The Pull of the Stars
This novel is set in Dublin during the Halloween of 1918. Nurse Julia Power finds herself solely in charge of a temporary ward in which maternity patients suffering from the so-called Spanish flu are isolated from other patients. Help comes in the unexpected form of Bridie Sweeney, an untrained but cheerful volunteer, prepared to turn her hand to anything, and Dr Kathleen Lynn, whose actions during the 1916 Easter Rising have made her a target for the police. But the disease is new and unpredictable, and not everyone will make it out of the hospital alive.
Set over the course of just three days, Emma Donoghue’s latest novel is an intense snapshot of a small nucleus of characters battling not only against disease, but also against natal complications and poverty. What struck me, however, given how long it usually takes to research and write a novel (albeit a short one in this case) is how prescient this book is and how close the parallels are with the Covid-19 pandemic. We see everything from passengers flinching from someone coughing on the tram to the discussions about the efficacy of wearing masks to the impact of the disease (and the ongoing war) on the economy. Shops and schools are shut and supplies are running short in the hospital, but munitionettes are still making shells.

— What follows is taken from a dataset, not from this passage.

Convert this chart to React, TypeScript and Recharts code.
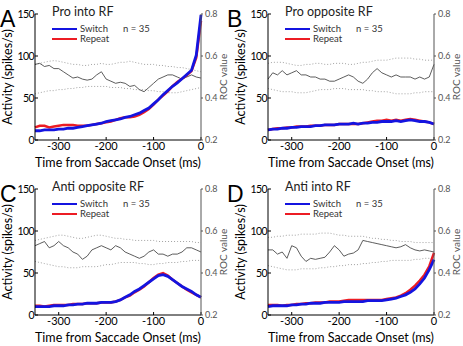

Donoghue also highlights the grinding poverty that affects most of Julia’s patients, putting them at an even greater disadvantage, and the way the most vulnerable are at the mercy of the implacable Catholic Church. This is exemplified by Bridie, probably the most vivid in a multifaceted cast of characters. Possibly not the most comfortable reading for first-time mothers or anyone a bit squeamish, this is nonetheless a life-affirming book about finding joy, friendship and love even in the bleakest of circumstances.